Thankfully, along with the number of extra visitors on campus come extra reinforcements. Powers explained that OUPD works with multiple agencies throughout southeast Ohio to help police the city.

However, the best plan of action is to simply create one. Have a small group of friends to stay with all night, and then plan to meet others at a specific location at a certain time before you go out for the night.

Although upperclassmen may try to share advice with younger students, some helpful hints are more myth than fact.

My freshman year, two of the main pieces of advice I heard from older students were, “Don’t trip in front of the police, they’ll arrest you,” and “Don’t pet their horses, they’ll arrest you.”

Those two sentiments stuck with me for my first two Halloweens. However, after tripping over the curb when crossing the street directly in front of a group of officers last year, I seriously questioned the advice.

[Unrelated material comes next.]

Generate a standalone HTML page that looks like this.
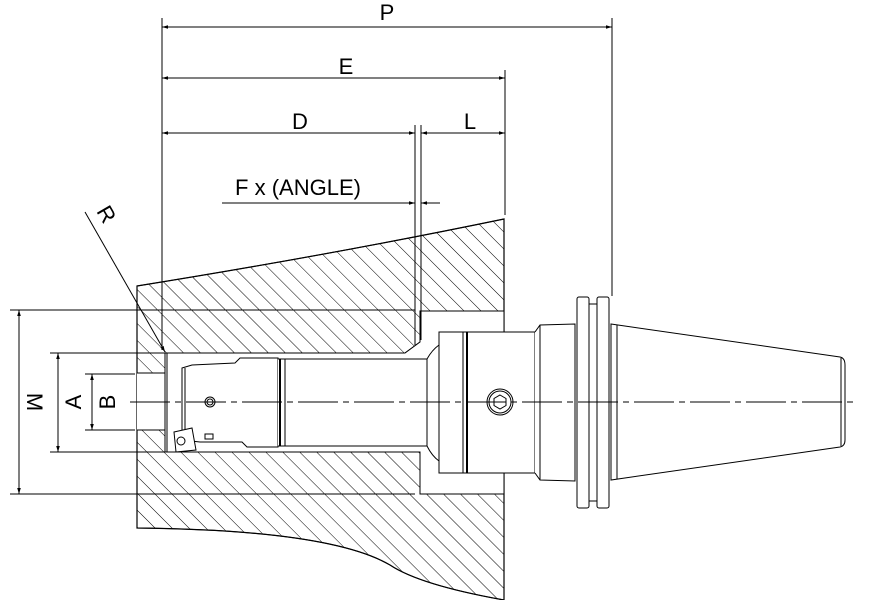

According to Powers, there’s a definite difference between simply tripping over a brick and falling down because you’re clearly intoxicated, and that the police wouldn’t arrest someone for simply falling.

However, there is some truth to petting horses.

“Horses are the same as an officer, so you wouldn’t just walk to one and start stroking it’s back,” Powers explained. “Some people will slap the horse as they walk by and they would be charged with assaulting an officer. If you want to pet a horse, ask the officer riding first.”

Although some students may view restrictions on Halloween weekend as a frustration, it isn’t the intention at all.

“[We] try to maintain orderly and civil event,” Powers stated. “We don’t want anybody to get hurt.”

Likewise, he doesn’t think that everyone should stay away from the block party on Court Street.

“The event itself, if you enjoy it sober or not intoxicated would be the safest way to still experience an Athens Halloween,” stated Powers.

Though the weekend can be controversy and stress laden, by simply keeping a level head, staying with a group and respecting officers.

Or keep in mind the words Powers, “Be smart, be civil, be safe.”